Abhipol Suruwatari | Dreamstime.com
We all know how demoralizing it can be to see large sections of empty seats at sporting events. But three University of Connecticut graduates living in New York City have found a way to leverage the situation.

Enter the Husky Ticket Project, which provides empty seats at the university’s Rentschler Field, XL Center and Gampel Pavilion to fans through a collaboration with local youth organizations and family centers.

“Kevin Kortsep, Kevin Solomon and Jeremy Longobardi channeled their passion for UConn — and the business acumen they learned there — to match empty seats with people, bringing positive energy to [UConn games],” writes the Hartford Courant.

In the words of Kortsep: “[W]e source donations from typically non-Connecticut-area alumni, but it could be Connecticut, too, and we buy tickets for football, a few basketball games, and we try to partner with not-for-profit youth-mentorship organizations throughout Connecticut. We try to provide tickets for at-risk youth and try to get those kids out to a game.”

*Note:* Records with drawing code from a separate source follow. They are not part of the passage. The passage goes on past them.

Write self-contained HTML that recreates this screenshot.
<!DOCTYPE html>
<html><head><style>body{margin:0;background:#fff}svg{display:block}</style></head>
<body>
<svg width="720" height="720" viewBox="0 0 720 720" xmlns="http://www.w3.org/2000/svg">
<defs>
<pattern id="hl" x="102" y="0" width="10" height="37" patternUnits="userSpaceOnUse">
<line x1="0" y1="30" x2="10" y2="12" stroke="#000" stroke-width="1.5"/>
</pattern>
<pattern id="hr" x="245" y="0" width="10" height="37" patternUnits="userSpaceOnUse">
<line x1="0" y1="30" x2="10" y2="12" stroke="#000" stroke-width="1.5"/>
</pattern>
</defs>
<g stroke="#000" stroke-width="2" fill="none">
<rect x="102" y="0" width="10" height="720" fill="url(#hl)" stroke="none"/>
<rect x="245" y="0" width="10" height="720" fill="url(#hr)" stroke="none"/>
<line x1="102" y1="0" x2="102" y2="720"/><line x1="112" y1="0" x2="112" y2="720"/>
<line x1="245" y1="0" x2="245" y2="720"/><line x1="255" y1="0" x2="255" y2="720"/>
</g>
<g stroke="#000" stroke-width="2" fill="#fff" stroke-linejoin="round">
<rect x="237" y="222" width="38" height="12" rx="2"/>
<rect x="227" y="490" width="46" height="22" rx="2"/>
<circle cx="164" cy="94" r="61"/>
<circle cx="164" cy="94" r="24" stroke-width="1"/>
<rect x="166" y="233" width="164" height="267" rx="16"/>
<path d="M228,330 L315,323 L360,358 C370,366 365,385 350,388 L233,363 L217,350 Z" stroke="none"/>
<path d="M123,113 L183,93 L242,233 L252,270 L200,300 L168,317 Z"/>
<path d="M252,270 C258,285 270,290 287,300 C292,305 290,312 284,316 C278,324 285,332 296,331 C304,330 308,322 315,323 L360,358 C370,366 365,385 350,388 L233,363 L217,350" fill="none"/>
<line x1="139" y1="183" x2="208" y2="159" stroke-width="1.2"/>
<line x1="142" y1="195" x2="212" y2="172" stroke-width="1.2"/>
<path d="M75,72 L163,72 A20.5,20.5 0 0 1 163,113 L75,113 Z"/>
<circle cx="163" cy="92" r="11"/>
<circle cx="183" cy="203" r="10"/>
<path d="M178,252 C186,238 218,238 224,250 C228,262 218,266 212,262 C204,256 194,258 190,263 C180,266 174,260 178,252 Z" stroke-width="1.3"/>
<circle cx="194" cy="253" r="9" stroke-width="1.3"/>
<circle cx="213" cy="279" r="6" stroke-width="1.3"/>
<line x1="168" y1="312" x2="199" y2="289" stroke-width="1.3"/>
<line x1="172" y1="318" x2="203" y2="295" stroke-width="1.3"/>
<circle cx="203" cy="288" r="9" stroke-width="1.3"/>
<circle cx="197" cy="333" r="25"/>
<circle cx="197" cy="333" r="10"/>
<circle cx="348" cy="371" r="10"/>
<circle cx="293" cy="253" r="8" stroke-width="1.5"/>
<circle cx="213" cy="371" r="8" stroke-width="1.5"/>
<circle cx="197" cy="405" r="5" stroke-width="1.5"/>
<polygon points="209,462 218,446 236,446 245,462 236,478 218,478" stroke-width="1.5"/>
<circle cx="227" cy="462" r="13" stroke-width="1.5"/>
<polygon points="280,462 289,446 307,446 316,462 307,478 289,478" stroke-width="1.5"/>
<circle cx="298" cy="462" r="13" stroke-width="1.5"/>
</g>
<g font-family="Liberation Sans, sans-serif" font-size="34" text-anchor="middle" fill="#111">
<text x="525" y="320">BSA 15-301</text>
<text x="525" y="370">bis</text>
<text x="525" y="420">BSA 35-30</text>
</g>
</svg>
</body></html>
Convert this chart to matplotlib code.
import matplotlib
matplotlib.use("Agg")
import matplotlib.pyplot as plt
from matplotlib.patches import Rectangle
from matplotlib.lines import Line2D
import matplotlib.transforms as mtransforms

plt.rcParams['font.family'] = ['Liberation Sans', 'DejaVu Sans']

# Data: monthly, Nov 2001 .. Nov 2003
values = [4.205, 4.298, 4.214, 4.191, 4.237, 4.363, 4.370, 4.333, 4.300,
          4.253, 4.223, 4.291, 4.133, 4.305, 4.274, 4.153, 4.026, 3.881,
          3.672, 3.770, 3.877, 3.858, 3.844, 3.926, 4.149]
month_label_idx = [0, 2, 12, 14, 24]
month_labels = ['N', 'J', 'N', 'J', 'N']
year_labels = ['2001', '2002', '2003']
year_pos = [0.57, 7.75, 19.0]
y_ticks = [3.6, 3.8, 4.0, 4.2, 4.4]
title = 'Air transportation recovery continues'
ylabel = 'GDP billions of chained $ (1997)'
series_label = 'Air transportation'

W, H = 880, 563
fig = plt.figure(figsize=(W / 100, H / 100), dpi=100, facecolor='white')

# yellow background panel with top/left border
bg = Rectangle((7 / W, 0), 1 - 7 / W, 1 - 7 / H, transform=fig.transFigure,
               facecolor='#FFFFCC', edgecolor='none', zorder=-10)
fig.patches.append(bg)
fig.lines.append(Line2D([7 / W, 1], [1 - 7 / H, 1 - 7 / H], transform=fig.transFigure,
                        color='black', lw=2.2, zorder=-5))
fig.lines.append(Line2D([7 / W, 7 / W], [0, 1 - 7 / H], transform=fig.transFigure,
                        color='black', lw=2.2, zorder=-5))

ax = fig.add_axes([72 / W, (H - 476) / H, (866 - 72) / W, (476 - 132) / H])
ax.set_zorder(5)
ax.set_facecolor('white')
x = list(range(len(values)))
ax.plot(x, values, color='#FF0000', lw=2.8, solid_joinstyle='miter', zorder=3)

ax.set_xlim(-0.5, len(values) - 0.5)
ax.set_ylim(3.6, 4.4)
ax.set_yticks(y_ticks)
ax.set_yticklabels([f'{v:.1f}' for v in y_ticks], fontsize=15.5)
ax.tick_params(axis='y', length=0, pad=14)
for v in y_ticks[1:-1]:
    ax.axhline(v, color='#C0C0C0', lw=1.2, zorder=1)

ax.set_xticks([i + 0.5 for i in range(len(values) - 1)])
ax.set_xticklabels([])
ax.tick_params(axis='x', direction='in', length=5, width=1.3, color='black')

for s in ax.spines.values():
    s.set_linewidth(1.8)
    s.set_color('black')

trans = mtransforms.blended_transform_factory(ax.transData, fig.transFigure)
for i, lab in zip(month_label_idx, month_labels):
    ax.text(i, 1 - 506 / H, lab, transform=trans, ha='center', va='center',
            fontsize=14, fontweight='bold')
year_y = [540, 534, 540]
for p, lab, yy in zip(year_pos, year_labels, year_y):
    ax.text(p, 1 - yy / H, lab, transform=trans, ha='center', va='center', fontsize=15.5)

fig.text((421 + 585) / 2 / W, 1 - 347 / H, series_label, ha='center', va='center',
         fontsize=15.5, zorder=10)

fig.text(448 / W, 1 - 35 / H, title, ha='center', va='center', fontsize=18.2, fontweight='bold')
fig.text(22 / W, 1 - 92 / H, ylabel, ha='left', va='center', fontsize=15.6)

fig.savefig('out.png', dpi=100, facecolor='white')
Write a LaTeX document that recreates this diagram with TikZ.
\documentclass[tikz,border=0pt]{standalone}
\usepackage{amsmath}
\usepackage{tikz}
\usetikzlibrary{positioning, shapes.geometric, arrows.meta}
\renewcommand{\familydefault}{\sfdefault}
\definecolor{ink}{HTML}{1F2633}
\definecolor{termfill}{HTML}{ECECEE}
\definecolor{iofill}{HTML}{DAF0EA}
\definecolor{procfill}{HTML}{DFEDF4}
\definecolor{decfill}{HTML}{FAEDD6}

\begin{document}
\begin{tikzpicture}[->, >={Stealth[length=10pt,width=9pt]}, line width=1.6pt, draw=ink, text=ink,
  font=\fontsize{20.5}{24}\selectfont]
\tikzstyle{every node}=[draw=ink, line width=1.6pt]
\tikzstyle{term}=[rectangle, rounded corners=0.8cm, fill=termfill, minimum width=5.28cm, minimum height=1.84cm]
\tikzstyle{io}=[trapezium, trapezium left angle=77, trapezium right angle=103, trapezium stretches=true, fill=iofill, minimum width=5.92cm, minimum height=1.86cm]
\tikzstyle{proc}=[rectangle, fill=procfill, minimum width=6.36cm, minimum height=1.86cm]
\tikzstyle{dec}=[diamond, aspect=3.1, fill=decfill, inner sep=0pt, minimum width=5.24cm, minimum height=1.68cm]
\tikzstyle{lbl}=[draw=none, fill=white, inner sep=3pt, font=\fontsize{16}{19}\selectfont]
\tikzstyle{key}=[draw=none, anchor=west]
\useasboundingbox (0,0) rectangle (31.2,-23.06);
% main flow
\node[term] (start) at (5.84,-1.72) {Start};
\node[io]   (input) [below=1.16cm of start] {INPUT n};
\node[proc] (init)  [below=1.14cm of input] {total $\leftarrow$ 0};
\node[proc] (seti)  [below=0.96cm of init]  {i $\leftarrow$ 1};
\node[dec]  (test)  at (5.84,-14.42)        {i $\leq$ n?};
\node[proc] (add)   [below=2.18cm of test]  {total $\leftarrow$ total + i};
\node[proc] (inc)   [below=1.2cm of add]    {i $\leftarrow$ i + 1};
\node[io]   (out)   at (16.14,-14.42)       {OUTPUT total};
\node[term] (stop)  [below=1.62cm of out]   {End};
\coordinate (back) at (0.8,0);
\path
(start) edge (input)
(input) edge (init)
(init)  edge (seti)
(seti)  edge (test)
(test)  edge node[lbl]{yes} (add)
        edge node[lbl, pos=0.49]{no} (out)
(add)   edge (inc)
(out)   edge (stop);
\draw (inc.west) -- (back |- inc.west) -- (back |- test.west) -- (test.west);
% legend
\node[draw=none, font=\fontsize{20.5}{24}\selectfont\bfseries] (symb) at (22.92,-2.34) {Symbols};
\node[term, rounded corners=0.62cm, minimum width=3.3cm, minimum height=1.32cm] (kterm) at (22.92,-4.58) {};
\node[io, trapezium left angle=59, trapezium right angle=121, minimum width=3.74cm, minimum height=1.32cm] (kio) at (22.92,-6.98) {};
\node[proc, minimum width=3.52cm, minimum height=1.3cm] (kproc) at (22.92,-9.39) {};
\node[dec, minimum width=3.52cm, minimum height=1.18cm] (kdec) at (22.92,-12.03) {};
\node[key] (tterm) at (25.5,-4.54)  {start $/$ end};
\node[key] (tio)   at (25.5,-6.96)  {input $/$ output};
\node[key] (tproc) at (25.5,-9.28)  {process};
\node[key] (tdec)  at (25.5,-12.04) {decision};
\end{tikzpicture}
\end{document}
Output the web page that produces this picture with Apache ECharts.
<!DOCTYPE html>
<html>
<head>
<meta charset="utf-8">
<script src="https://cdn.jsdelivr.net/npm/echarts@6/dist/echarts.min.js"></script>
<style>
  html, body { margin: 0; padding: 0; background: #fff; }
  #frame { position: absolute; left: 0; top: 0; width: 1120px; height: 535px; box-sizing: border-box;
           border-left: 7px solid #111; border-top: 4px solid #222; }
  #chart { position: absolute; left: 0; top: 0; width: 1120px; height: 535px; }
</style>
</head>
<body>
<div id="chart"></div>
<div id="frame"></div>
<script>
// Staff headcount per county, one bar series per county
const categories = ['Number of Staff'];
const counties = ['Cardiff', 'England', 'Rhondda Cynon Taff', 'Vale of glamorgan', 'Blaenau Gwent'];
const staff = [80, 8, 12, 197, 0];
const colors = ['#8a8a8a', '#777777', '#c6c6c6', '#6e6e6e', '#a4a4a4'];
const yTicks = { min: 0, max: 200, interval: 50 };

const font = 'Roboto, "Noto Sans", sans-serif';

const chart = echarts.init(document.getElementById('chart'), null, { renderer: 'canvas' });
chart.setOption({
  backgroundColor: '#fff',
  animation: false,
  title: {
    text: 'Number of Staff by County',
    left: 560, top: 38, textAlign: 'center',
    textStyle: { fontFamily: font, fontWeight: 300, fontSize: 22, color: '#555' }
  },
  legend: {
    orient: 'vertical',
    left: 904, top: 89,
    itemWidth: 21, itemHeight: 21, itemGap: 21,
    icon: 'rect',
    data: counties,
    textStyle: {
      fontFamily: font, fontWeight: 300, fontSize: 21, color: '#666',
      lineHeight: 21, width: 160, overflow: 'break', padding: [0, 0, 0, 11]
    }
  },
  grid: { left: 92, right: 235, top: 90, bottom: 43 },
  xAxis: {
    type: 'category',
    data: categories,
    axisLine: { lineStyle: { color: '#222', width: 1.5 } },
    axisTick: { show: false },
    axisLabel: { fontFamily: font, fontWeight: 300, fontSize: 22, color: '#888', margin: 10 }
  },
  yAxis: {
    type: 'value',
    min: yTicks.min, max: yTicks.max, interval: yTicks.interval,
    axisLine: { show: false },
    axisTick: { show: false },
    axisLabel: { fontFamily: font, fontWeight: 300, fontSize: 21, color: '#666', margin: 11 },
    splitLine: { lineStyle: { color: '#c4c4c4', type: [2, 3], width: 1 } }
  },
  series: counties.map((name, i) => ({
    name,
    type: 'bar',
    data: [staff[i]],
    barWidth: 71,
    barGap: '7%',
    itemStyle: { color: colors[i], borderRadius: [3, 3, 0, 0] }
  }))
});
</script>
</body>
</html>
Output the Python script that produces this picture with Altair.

According to the Courant, the Uconn trio “set a goal of raising $4,000 and buying 40 season-ticket packages for football. They generated far more, they say, and distributed more than 600 tickets to football, [and] men’s and women’s basketball games. Among the organizations benefiting so far are Nutmeg Big Brothers-Big Sisters, Hartford Youth Scholars, Hartford Catholic Worker, Governor’s Prevention Partnership, Middletown Youth Bureau, Waterbury Youth Services, Klingberg Family Centers, ConnectiKids, Wilson Gray YMCA and The Susie Foundation.”

For the 2019 -20 season, the Husky Ticket Project hopes to generate $10,000, and Solomon says the organization has secured a donor who will match other donations up to $5,000.

“We’ll see how big we can grow this,” Solomon told the Courant.